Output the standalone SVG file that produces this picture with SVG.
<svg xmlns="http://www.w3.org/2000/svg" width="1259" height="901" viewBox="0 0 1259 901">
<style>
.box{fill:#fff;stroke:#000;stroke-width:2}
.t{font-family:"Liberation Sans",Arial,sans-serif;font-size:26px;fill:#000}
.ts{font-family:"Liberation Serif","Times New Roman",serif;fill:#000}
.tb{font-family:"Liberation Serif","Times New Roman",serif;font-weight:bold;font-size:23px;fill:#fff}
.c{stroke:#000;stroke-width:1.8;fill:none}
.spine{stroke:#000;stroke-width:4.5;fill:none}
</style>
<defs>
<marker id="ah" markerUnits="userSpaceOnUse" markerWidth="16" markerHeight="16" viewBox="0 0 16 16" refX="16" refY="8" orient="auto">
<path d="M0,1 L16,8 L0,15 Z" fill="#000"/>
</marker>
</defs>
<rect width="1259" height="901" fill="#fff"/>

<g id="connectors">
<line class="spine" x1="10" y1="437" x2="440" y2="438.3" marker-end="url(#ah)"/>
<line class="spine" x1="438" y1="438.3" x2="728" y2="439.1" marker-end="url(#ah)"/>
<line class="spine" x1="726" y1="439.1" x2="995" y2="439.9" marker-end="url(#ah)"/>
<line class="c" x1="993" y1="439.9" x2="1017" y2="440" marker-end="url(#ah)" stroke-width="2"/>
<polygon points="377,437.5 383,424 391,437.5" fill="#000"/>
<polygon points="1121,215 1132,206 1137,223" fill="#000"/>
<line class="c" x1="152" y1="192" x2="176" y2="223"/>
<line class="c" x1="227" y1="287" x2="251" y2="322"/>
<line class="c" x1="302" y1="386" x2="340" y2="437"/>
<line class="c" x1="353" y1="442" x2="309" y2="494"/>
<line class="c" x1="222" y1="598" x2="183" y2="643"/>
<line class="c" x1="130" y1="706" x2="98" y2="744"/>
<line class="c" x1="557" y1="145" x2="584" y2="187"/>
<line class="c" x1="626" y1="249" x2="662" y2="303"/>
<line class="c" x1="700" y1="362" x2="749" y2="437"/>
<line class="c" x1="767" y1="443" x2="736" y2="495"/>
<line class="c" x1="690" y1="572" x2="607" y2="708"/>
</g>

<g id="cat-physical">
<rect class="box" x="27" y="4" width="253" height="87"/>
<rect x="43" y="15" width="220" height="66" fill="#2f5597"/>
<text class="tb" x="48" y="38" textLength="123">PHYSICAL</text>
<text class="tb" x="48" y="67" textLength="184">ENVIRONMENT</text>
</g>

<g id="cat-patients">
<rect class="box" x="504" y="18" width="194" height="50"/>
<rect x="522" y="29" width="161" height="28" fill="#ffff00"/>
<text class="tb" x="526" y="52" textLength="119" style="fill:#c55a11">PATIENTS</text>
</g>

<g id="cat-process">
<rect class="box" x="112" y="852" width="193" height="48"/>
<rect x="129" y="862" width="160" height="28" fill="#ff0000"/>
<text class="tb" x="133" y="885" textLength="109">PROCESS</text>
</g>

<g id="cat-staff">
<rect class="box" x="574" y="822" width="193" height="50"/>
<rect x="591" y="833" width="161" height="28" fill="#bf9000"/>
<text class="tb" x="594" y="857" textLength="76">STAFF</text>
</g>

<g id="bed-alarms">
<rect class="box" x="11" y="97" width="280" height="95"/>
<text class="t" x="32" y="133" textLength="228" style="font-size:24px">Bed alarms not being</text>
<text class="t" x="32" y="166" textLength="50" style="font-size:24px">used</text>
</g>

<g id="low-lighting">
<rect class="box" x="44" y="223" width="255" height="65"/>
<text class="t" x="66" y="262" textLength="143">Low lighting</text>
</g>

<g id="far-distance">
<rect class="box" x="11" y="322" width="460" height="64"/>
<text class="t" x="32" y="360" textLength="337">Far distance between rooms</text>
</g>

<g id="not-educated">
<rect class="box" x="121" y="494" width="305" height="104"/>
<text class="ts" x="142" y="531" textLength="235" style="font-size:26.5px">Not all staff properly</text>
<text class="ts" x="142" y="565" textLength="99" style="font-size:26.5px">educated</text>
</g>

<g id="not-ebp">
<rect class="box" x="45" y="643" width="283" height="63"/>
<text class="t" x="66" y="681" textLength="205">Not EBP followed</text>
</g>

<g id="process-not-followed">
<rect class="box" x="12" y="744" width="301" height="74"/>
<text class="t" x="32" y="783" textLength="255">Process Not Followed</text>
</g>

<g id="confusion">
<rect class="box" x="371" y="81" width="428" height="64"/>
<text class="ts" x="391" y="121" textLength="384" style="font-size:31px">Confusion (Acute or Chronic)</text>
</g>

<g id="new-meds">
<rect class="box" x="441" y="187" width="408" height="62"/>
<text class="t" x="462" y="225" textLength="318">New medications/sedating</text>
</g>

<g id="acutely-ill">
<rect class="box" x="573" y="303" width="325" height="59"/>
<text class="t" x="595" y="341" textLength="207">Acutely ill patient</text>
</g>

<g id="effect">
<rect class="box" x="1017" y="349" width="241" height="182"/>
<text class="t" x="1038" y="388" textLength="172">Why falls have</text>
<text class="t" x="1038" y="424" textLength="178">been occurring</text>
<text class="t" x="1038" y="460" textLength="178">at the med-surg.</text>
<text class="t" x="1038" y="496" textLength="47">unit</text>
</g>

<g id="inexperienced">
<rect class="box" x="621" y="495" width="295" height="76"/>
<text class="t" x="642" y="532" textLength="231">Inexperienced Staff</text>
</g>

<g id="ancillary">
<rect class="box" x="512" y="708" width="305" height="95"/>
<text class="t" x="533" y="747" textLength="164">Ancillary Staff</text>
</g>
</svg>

- - -

:: SHORT EXERCISE ::
Output the full listing without altering anything.

:: FINAL RESULT ::
Output the standalone SVG file that produces this picture with SVG.
<svg xmlns="http://www.w3.org/2000/svg" width="1259" height="901" viewBox="0 0 1259 901">
<style>
.box{fill:#fff;stroke:#000;stroke-width:2}
.t{font-family:"Liberation Sans",Arial,sans-serif;font-size:26px;fill:#000}
.ts{font-family:"Liberation Serif","Times New Roman",serif;fill:#000}
.tb{font-family:"Liberation Serif","Times New Roman",serif;font-weight:bold;font-size:23px;fill:#fff}
.c{stroke:#000;stroke-width:1.8;fill:none}
.spine{stroke:#000;stroke-width:4.5;fill:none}
</style>
<defs>
<marker id="ah" markerUnits="userSpaceOnUse" markerWidth="16" markerHeight="16" viewBox="0 0 16 16" refX="16" refY="8" orient="auto">
<path d="M0,1 L16,8 L0,15 Z" fill="#000"/>
</marker>
</defs>
<rect width="1259" height="901" fill="#fff"/>

<g id="connectors">
<line class="spine" x1="10" y1="437" x2="440" y2="438.3" marker-end="url(#ah)"/>
<line class="spine" x1="438" y1="438.3" x2="728" y2="439.1" marker-end="url(#ah)"/>
<line class="spine" x1="726" y1="439.1" x2="995" y2="439.9" marker-end="url(#ah)"/>
<line class="c" x1="993" y1="439.9" x2="1017" y2="440" marker-end="url(#ah)" stroke-width="2"/>
<polygon points="377,437.5 383,424 391,437.5" fill="#000"/>
<polygon points="1121,215 1132,206 1137,223" fill="#000"/>
<line class="c" x1="152" y1="192" x2="176" y2="223"/>
<line class="c" x1="227" y1="287" x2="251" y2="322"/>
<line class="c" x1="302" y1="386" x2="340" y2="437"/>
<line class="c" x1="353" y1="442" x2="309" y2="494"/>
<line class="c" x1="222" y1="598" x2="183" y2="643"/>
<line class="c" x1="130" y1="706" x2="98" y2="744"/>
<line class="c" x1="557" y1="145" x2="584" y2="187"/>
<line class="c" x1="626" y1="249" x2="662" y2="303"/>
<line class="c" x1="700" y1="362" x2="749" y2="437"/>
<line class="c" x1="767" y1="443" x2="736" y2="495"/>
<line class="c" x1="690" y1="572" x2="607" y2="708"/>
</g>

<g id="cat-physical">
<rect class="box" x="27" y="4" width="253" height="87"/>
<rect x="43" y="15" width="220" height="66" fill="#2f5597"/>
<text class="tb" x="48" y="38" textLength="123">PHYSICAL</text>
<text class="tb" x="48" y="67" textLength="184">ENVIRONMENT</text>
</g>

<g id="cat-patients">
<rect class="box" x="504" y="18" width="194" height="50"/>
<rect x="522" y="29" width="161" height="28" fill="#ffff00"/>
<text class="tb" x="526" y="52" textLength="119" style="fill:#c55a11">PATIENTS</text>
</g>

<g id="cat-process">
<rect class="box" x="112" y="852" width="193" height="48"/>
<rect x="129" y="862" width="160" height="28" fill="#ff0000"/>
<text class="tb" x="133" y="885" textLength="109">PROCESS</text>
</g>

<g id="cat-staff">
<rect class="box" x="574" y="822" width="193" height="50"/>
<rect x="591" y="833" width="161" height="28" fill="#bf9000"/>
<text class="tb" x="594" y="857" textLength="76">STAFF</text>
</g>

<g id="bed-alarms">
<rect class="box" x="11" y="97" width="280" height="95"/>
<text class="t" x="32" y="133" textLength="228" style="font-size:24px">Bed alarms not being</text>
<text class="t" x="32" y="166" textLength="50" style="font-size:24px">used</text>
</g>

<g id="low-lighting">
<rect class="box" x="44" y="223" width="255" height="65"/>
<text class="t" x="66" y="262" textLength="143">Low lighting</text>
</g>

<g id="far-distance">
<rect class="box" x="11" y="322" width="460" height="64"/>
<text class="t" x="32" y="360" textLength="337">Far distance between rooms</text>
</g>

<g id="not-educated">
<rect class="box" x="121" y="494" width="305" height="104"/>
<text class="ts" x="142" y="531" textLength="235" style="font-size:26.5px">Not all staff properly</text>
<text class="ts" x="142" y="565" textLength="99" style="font-size:26.5px">educated</text>
</g>

<g id="not-ebp">
<rect class="box" x="45" y="643" width="283" height="63"/>
<text class="t" x="66" y="681" textLength="205">Not EBP followed</text>
</g>

<g id="process-not-followed">
<rect class="box" x="12" y="744" width="301" height="74"/>
<text class="t" x="32" y="783" textLength="255">Process Not Followed</text>
</g>

<g id="confusion">
<rect class="box" x="371" y="81" width="428" height="64"/>
<text class="ts" x="391" y="121" textLength="384" style="font-size:31px">Confusion (Acute or Chronic)</text>
</g>

<g id="new-meds">
<rect class="box" x="441" y="187" width="408" height="62"/>
<text class="t" x="462" y="225" textLength="318">New medications/sedating</text>
</g>

<g id="acutely-ill">
<rect class="box" x="573" y="303" width="325" height="59"/>
<text class="t" x="595" y="341" textLength="207">Acutely ill patient</text>
</g>

<g id="effect">
<rect class="box" x="1017" y="349" width="241" height="182"/>
<text class="t" x="1038" y="388" textLength="172">Why falls have</text>
<text class="t" x="1038" y="424" textLength="178">been occurring</text>
<text class="t" x="1038" y="460" textLength="178">at the med-surg.</text>
<text class="t" x="1038" y="496" textLength="47">unit</text>
</g>

<g id="inexperienced">
<rect class="box" x="621" y="495" width="295" height="76"/>
<text class="t" x="642" y="532" textLength="231">Inexperienced Staff</text>
</g>

<g id="ancillary">
<rect class="box" x="512" y="708" width="305" height="95"/>
<text class="t" x="533" y="747" textLength="164">Ancillary Staff</text>
</g>
</svg>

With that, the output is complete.